Brain tumor segmentation using synthetic MR images -- A comparison of GANs and diffusion models

TL;DR

This study addresses privacy-driven data-sharing barriers in medical imaging by evaluating whether synthetic brain MRI data can effectively train segmentation models. It compares four 2D GANs (Progressive GAN, StyleGAN1-3) and a diffusion model to generate 5-channel brain MRI data (four MR sequences plus tumor annotation) and assesses performance using U-Net and Swin-transformer segmentation networks on BraTS 2020/2021. The findings show that segmentation models trained on synthetic data achieve Dice scores at 80-90% of those trained on real data, with diffusion models more prone to memorization on small datasets, while StyleGANs offer competitive performance; overall, synthetic data sharing is viable but requires careful handling of memorization and model choice. The work provides public access to the generated synthetic images and trained models and highlights the need for improved evaluation metrics beyond FID/IS to accurately reflect clinical segmentation performance.

Abstract

Large annotated datasets are required for training deep learning models, but in medical imaging data sharing is often complicated due to ethics, anonymization and data protection legislation. Generative AI models, such as generative adversarial networks (GANs) and diffusion models, can today produce very realistic synthetic images, and can potentially facilitate data sharing. However, in order to share synthetic medical images it must first be demonstrated that they can be used for training different networks with acceptable performance. Here, we therefore comprehensively evaluate four GANs (progressive GAN, StyleGAN 1-3) and a diffusion model for the task of brain tumor segmentation (using two segmentation networks, U-Net and a Swin transformer). Our results show that segmentation networks trained on synthetic images reach Dice scores that are 80% - 90% of Dice scores when training with real images, but that memorization of the training images can be a problem for diffusion models if the original dataset is too small. Our conclusion is that sharing synthetic medical images is a viable option to sharing real images, but that further work is required. The trained generative models and the generated synthetic images are shared on AIDA data hub
Paper Structure (21 sections, 5 figures, 9 tables)

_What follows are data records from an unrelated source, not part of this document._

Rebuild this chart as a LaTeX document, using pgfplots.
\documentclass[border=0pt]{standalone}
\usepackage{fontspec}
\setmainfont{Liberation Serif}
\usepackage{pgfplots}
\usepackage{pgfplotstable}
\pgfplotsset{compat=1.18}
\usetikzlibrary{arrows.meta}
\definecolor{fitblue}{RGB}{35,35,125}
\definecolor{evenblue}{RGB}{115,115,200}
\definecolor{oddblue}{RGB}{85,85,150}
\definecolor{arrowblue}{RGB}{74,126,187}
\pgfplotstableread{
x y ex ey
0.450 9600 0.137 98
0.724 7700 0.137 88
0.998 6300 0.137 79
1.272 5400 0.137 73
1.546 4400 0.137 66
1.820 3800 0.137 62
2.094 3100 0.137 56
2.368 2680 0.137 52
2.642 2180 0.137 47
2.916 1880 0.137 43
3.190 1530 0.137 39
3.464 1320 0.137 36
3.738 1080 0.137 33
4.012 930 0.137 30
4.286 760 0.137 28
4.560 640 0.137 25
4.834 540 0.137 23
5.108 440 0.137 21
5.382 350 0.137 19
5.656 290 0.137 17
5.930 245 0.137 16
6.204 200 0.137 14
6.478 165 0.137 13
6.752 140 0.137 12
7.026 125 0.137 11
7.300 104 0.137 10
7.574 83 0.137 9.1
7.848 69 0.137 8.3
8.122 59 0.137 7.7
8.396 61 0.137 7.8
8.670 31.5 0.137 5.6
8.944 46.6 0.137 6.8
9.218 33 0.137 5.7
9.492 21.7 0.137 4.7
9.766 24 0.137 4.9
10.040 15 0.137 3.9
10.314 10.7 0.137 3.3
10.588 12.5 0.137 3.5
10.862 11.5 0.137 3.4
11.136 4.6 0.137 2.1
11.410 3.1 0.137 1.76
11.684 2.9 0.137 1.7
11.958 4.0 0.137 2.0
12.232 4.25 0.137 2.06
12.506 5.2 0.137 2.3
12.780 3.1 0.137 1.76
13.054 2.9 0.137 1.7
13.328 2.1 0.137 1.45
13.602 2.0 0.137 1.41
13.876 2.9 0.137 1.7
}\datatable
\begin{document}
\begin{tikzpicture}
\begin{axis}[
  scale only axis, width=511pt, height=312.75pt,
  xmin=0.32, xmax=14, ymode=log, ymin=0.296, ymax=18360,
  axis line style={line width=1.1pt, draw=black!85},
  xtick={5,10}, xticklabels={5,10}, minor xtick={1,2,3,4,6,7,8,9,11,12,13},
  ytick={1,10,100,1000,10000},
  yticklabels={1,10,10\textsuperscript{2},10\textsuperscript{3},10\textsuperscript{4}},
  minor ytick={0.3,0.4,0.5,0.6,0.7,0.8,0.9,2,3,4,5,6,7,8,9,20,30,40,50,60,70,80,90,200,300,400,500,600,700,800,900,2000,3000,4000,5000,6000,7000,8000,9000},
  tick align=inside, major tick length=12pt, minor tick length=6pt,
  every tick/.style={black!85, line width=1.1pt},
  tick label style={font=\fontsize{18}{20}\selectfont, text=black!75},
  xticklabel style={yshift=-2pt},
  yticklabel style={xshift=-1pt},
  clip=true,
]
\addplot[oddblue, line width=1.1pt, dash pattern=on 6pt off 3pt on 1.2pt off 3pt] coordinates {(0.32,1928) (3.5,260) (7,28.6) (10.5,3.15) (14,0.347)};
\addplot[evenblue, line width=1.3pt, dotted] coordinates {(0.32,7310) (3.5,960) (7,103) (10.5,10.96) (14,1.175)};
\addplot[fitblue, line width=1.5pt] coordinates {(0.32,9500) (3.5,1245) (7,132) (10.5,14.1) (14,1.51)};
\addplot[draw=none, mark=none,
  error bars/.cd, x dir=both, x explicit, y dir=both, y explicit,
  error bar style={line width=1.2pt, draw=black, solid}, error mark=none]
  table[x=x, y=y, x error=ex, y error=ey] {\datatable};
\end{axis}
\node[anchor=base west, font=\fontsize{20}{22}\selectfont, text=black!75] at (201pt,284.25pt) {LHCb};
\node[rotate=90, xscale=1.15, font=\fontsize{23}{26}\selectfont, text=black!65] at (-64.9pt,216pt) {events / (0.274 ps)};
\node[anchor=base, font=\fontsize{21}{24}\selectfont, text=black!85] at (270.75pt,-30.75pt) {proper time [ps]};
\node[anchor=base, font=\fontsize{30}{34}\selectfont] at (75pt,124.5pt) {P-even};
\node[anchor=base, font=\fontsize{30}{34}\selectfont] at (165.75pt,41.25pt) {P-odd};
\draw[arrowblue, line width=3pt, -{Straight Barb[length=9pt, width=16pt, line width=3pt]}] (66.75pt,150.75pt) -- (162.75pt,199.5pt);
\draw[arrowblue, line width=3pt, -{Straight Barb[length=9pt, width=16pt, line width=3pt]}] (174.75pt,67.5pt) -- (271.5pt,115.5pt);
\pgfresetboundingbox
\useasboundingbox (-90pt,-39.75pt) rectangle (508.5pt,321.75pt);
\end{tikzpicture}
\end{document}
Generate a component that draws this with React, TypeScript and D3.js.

This paper contains 21 sections, 5 figures, 9 tables.

Figures (5)

  • Figure 1: Synthetic 5-channel images from the BraTS 2021 data. Each row shows a generative model, except for the top row which shows a real example, and each column shows a different MR sequence.
  • Figure 2: Graph depicting the U-Net segmentation performance (Dice score) when using different proportions of real (BraTS 2021) and synthetic images generated from StyleGAN 3 (trained on BraTS 2021), in a constant total set of 100,000 images. As the number of real images increases along the x-axis, fewer synthetic images are used. To avoid random fluctuations, each segmentation model was trained 10 times and the average performance is presented.
  • Figure 3: Left: a real 4-channel image shown during the qualitative evaluation, where the task was to classify each example as real or synthetic. Right: a synthetic 4-channel image shown during the qualitative evaluation.
  • Figure 4: Example U-Net predictions on an image in the BraTS 2020 test set. Classes are visualized as colored overlay where red is GD-enhancing tumor, blue is peritumoral edema (ED) and green is necrotic and non-enhancing tumor core (NCR/NET). Each prediction is shown for four trainings using images from each generative model; with and without augmentation and with and without the original data. The two bottom rows present predictions from when training using synthetic images.
  • Figure 5: Example U-Net predictions on an image in the BraTS 2021 test set. Classes are visualized as colored overlay where red is GD-enhancing tumor, blue is peritumoral edema (ED) and green is necrotic and non-enhancing tumor core (NCR/NET). Each prediction is shown for four trainings using images from each generative model; with and without augmentation and with and without the original data. The two bottom rows present predictions from when training using synthetic images.